The Mountain West will split into two six-team divisions for football and play a conference championship game.
Those were major decisions to come out of two packed days of meetings for the league’s athletic directors at the Courtyard by Marriott Denver Airport. The other big development involves men’s and women’s basketball, as the 11-team league will feature a schedule that includes two games against everyone except for two randomly selected opponents, who will face off just once.
Air Force’s football division — called the Mountain — will include Boise State, Colorado State, New Mexico, Utah State and Wyoming. The Falcons will play each of those teams each season along with three games against teams from the West, a group that is made up of Fresno State, Hawaii, Nevada, San Diego State, San Jose State and UNLV.
The winners of each division will meet in a conference championship game hosted by the division winner ranked highest in the BCS standings.
“We had some pretty intense discussions,” Air Force athletic director Hans Mueh said. “But this morning just before everybody broke, we all sort of took a step back and said, you know, we’re in a pretty good conference. We have done some amazing things. (Commissioner) Craig Thompson has done a miraculous job of not only holding the conference together but of getting some of the best teams from the Western Athletic Conference and getting Boise State and San Diego State to come back into the fold.”
It was those changes to the conference makeup, adding San Jose and Utah State and thwarting the planned exits of the Broncos and Aztecs that prompted the need for some quick decisions on how to move forward.
Online criticism of the divisions was quick to point out that Boise State misses out on quality teams on the West Coast, but Mueh said the makeup of the divisions was an easy choice dictated by geography.
“The existing rivalries were maintained,” he said. “That was crucial.”
Air Force’s three opponents from the West will vary by season and will be determined by a computer-generated scheduling program.
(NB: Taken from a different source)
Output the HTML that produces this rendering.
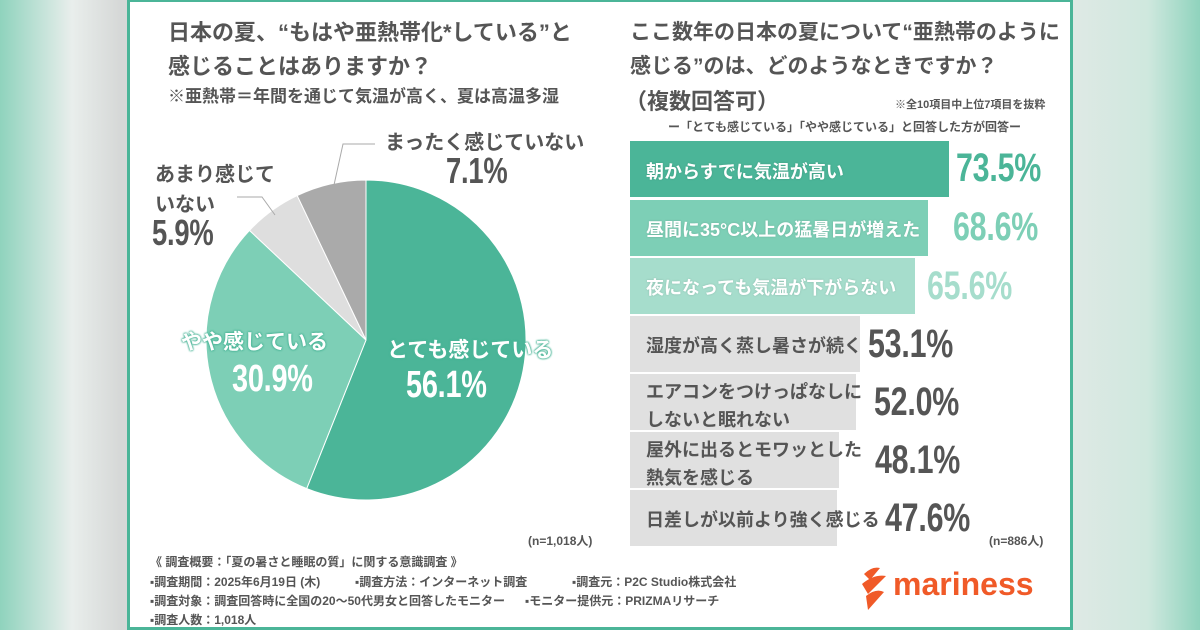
<!DOCTYPE html>
<html><head><meta charset="utf-8"><style>
*{margin:0;padding:0;box-sizing:border-box}
body{width:1200px;height:630px;overflow:hidden;position:relative;background:linear-gradient(90deg,#8fd3bd 0%,#e9eeec 6%,#d6d8d7 10%,#e4e6e5 100%);font-family:"Liberation Sans","Noto Sans CJK JP",sans-serif;color:#555}
.bgr{position:absolute;right:0;top:0;width:130px;height:630px;background:linear-gradient(90deg,#dfe9e5,#cfe8de 60%,#8fd3bd)}
.card{position:absolute;left:127px;top:0;width:946px;height:630px;background:#fff;border:3px solid #4bb598;border-top-width:2px}
.t{position:absolute;white-space:nowrap;font-weight:bold}
.bar{position:absolute;left:630px;height:56px}
.bl{position:absolute;left:646px;font-size:18px;font-weight:bold;white-space:nowrap;color:#fff;text-shadow:0 0 2px rgba(0,0,0,.15)}
.bl.g{color:#555;text-shadow:none}
.v{position:absolute;font-weight:bold;font-size:40px;white-space:nowrap;transform:scaleX(0.76);transform-origin:left top;letter-spacing:-0.3px}
.f{position:absolute;font-size:12px;white-space:nowrap;color:#555;font-weight:bold}
.o{text-shadow:0 0 2px #4bb598,0 0 2px #4bb598,0 0 2px #4bb598}
</style></head><body>
<div class="bgr"></div>
<div class="card"></div>
<div class="t" style="left:168px;top:16px;font-size:22px;line-height:34px;color:#555">日本の夏、“もはや亜熱帯化*している”と<br>感じることはありますか？</div>
<div class="t" style="left:168px;top:82px;font-size:17px;color:#555">※亜熱帯＝年間を通じて気温が高く、夏は高温多湿</div>
<svg style="position:absolute;left:0;top:0" width="1200" height="630">
<path d="M366,340 L366,180 A160,160 0 1 1 306.7,488.6 Z" fill="#4bb598" stroke="#fff" stroke-width="1"/>
<path d="M366,340 L306.7,488.6 A160,160 0 0 1 249.5,230.4 Z" fill="#7dcfb6" stroke="#fff" stroke-width="1"/>
<path d="M366,340 L249.5,230.4 A160,160 0 0 1 297.2,195.6 Z" fill="#dedede" stroke="#fff" stroke-width="1"/>
<path d="M366,340 L297.2,195.6 A160,160 0 0 1 366,180 Z" fill="#aaaaaa" stroke="#fff" stroke-width="1"/>
<polyline points="334,185 343,144 375,144" fill="none" stroke="#aaa" stroke-width="1"/>
<polyline points="237,197 262,197 275,215" fill="none" stroke="#aaa" stroke-width="1"/>
</svg>
<div class="t" style="left:385px;top:126px;font-size:20px;color:#555">まったく感じていない</div>
<div class="v" style="left:446px;top:150px;font-size:36px;color:#555">7.1%</div>
<div class="t" style="left:155px;top:160px;font-size:20px;line-height:30px;color:#555">あまり感じて<br>いない</div>
<div class="v" style="left:152px;top:212px;font-size:36px;color:#555">5.9%</div>
<div class="t o" style="left:181px;top:326px;font-size:21px;color:#fff">やや感じている</div>
<div class="v" style="left:232px;top:358px;font-size:38px;color:#fff">30.9%</div>
<div class="t o" style="left:387px;top:334px;font-size:21px;color:#fff">とても感じている</div>
<div class="v" style="left:406px;top:364px;font-size:38px;color:#fff">56.1%</div>
<div class="f" style="left:528px;top:532px">(n=1,018人)</div>
<div class="t" style="left:630px;top:16px;font-size:21px;line-height:34px;color:#555">ここ数年の日本の夏について“亜熱帯のように<br>感じる”のは、どのようなときですか？</div>
<div class="t" style="left:625px;top:84px;font-size:22px;color:#555">（複数回答可）</div>
<div class="f" style="left:895px;top:96px;font-size:11px">※全10項目中上位7項目を抜粋</div>
<div class="f" style="left:668px;top:118px">ー「とても感じている」「やや感じている」と回答した方が回答ー</div>
<div class="bar" style="top:141px;width:319px;background:#4bb598"></div>
<div class="bar" style="top:200px;width:298px;background:#7dcfb6"></div>
<div class="bar" style="top:258px;width:285px;background:#a6ddcc"></div>
<div class="bar" style="top:316px;width:230px;background:#e0e0e0"></div>
<div class="bar" style="top:374px;width:226px;background:#e0e0e0"></div>
<div class="bar" style="top:432px;width:209px;background:#e0e0e0"></div>
<div class="bar" style="top:490px;width:207px;background:#e0e0e0"></div>
<div class="bl" style="top:158px">朝からすでに気温が高い</div>
<div class="bl" style="top:216px">昼間に35°C以上の猛暑日が増えた</div>
<div class="bl" style="top:274px">夜になっても気温が下がらない</div>
<div class="bl g" style="top:332px">湿度が高く蒸し暑さが続く</div>
<div class="bl g" style="top:378px;line-height:28px">エアコンをつけっぱなしに<br>しないと眠れない</div>
<div class="bl g" style="top:436px;line-height:28px">屋外に出るとモワッとした<br>熱気を感じる</div>
<div class="bl g" style="top:506px">日差しが以前より強く感じる</div>
<div class="v" style="left:956px;top:146px;color:#4bb598">73.5%</div>
<div class="v" style="left:953px;top:205px;color:#7dcfb6">68.6%</div>
<div class="v" style="left:927px;top:264px;color:#a6ddcc">65.6%</div>
<div class="v" style="left:868px;top:322px;color:#555">53.1%</div>
<div class="v" style="left:874px;top:380px;color:#555">52.0%</div>
<div class="v" style="left:875px;top:438px;color:#555">48.1%</div>
<div class="v" style="left:885px;top:496px;color:#555">47.6%</div>
<div class="f" style="left:989px;top:532px">(n=886人)</div>
<div class="f" style="left:150px;top:553px">《 調査概要：「夏の暑さと睡眠の質」に関する意識調査 》</div>
<div class="f" style="left:150px;top:573px">▪調査期間：2025年6月19日 (木)</div>
<div class="f" style="left:355px;top:573px">▪調査方法：インターネット調査</div>
<div class="f" style="left:572px;top:573px">▪調査元：P2C Studio株式会社</div>
<div class="f" style="left:150px;top:592px">▪調査対象：調査回答時に全国の20〜50代男女と回答したモニター</div>
<div class="f" style="left:525px;top:592px">▪モニター提供元：PRIZMAリサーチ</div>
<div class="f" style="left:150px;top:611px">▪調査人数：1,018人</div>
<svg style="position:absolute;left:858px;top:566px" width="32" height="46"><path d="M6,8 Q14,0 22,2 L12,14 Z M4,18 Q16,8 28,10 L10,28 Z M8,30 Q18,22 26,26 L10,44 Z" fill="#f05a28"/></svg>
<div class="t" style="left:893px;top:566px;font-size:32px;color:#f05a28;font-family:'Liberation Sans',sans-serif">mariness</div>
</body></html>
The opponents for 2013 will likely not be known for up to six weeks.
Air Force football coach Troy Calhoun was not available for comment.
The basketball schedule is different in part because the league has just 11 teams — Hawaii is a football-only member. Air Force will have home-and-away games against eight other teams and will play just one game each against two teams that will be randomly generated by a computer program. The random selection will be done each season, meaning it is possible that the same team could be selected in consecutive seasons.
No timetable was given for the basketball opponents to be released.
“We decided the fairest way to do this was to not have existing rivalries and have the computer generate it.”
Q&A with Air Force athletic director Hans Mueh
How will the football schedule work on a year-to-year basis in regards to opponents from the West division?
We play the five in the Mountain division and, let’s say for example, we pick up Hawaii at their place. The next year we wouldn’t have Hawaii and the year after that Hawaii would come to our place – if the computer model is prefect.
When will the football opponents for 2013 be known?
The computer guys tell us it might take six weeks. We’re hoping to have something a little faster than that because we’re going to have work with our TV partners and all sorts of things. We’re hoping to have a rough schedule in a couple of weeks, just to see what it would look like, but I don’t think we’ll have a final one for another six weeks or so.
Is there still a chance other teams will join the league for next season?
I think right now that is up to the presidents, but there isn’t any noise out there that I’ve heard about going past 12.
Was the East-West division of the conference in football the only split discussed or were other options on the table?
When the dust settled and after the discussions were done, absolutely. That had to be the way. There really wasn’t any other discussion.
Is there a chance the football championship game would eventually be played at a neutral site, or is playing it at the home of the top-ranked team viewed as the long-term plan?
It’s economically the better way to do it. You could argue that it’s not a neutral site, but that’s just the way it is. The top-ranked team will host; you ought to strive to be the top-ranked team. … If there’s an offer out there in the future as this game gets more and more credibility, sure, I’m sure the conference would look at maybe having a neutral site game for the championship.
Were Olympic sports discussed at the meetings?
Yes, and we came up with a philosophy that we will sponsor championships for the different sports. The question is teams that will go to that championship. I think that varies by sport. In soccer, for example, you don’t want everybody there because it would kill them before the NCAA. You can’t be playing three soccer games in three days, that just doesn’t work. But in other sports maybe everybody goes. We’re still working that out. … We’re going back to the coaches for the Olympic sports to see what they would prefer. After we get their input we’ll talk a little more and find the best way ahead for those other sports.
What are your feelings on the developments that have solidified the league and how does that impact the sports landscape for Air Force?
I think opportunities just went up. I like it. I think we’re in good shape. The divisions that we’ve established, I think they’re pretty equitable. We keep our rivals and we add Utah State to our side. I don’t know that playing Boise State every year is a good deal, but it is what it is, we’ll just have to strap it on.